If you don’t need anything from that list, you need just stable desktop workloads, and if nouveau works well on your GPU (it works better on some GPUs than on others) – then you’re better off using nouveau.
Nouveau’s performance is absolutely totally not comparable to proprietary driver, there’s no question about this. Keep in mind that it’s totally open source and developed by community without much support from (evil!) NVidia. This is also why it can’t support all the numerous NVidia’s GPUs equally well.
On the other hand proprietary driver is widely known to cause wide variety of issues, NVidia’s developers don’t want to include support for many new features required by modern Linux system/desktop.

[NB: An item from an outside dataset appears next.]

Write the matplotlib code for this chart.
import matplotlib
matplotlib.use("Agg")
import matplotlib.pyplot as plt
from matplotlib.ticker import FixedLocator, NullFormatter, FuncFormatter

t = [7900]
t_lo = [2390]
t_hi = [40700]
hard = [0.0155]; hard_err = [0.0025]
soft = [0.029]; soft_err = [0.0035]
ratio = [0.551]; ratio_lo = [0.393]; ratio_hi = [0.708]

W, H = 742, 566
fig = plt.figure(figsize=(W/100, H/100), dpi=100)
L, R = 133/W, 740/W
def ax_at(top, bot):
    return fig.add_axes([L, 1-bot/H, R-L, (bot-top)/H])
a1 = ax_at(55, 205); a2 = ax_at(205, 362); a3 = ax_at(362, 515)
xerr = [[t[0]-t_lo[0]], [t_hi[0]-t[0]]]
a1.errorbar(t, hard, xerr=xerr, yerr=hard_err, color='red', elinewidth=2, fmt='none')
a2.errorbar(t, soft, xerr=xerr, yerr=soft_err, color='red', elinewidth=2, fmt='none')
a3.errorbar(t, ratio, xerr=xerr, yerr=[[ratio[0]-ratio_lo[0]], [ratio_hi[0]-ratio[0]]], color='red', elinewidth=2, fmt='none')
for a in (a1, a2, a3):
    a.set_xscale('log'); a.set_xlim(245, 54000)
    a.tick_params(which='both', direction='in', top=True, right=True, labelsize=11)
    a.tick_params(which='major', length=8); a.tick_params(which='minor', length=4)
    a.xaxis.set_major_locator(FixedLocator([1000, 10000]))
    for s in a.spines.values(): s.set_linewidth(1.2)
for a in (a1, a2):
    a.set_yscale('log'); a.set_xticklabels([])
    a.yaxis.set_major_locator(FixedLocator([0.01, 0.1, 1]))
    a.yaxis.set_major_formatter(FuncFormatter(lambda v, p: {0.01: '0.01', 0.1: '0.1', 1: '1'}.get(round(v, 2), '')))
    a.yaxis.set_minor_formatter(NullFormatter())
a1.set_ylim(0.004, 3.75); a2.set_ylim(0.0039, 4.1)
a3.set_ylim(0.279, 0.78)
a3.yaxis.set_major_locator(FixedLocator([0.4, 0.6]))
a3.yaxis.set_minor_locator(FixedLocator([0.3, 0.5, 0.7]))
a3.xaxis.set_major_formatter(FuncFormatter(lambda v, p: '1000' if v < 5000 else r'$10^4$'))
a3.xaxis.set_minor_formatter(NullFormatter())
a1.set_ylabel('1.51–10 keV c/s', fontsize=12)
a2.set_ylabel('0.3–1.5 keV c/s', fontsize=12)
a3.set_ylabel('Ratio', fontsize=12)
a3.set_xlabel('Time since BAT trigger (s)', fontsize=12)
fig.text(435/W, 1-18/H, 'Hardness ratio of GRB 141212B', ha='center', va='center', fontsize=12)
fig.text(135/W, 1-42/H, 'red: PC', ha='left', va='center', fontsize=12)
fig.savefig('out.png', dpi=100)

At least with some of these issues nouveau’s support is better – resulting in more smooth and stable Linux desktop experience. Again, at least on the GPUs that work well with nouveau.
Ah, I see. Then I guess I’ll stick with negativo for now. Even if not developing CUDA code, applications often require compilation.
They have, and I hope ROCm (AMD’s answer to CUDA) becomes a great success, but sadly CUDA is the standard right now for AI/ML. ROCm installation seems complicated, hardware support is limited, and performance lags behind CUDA, although the progress has been good to see. With Intel jumping into discrete graphics, one can hope that the open source driver situation will improve or at least kick nvidia into collaborating better (or at all). Maybe it would even help nouveau’s efforts.
Also linux gaming is improving and you have several options, whether natively or WINE or VMs. But of course it’s back to the proprietary driver for that.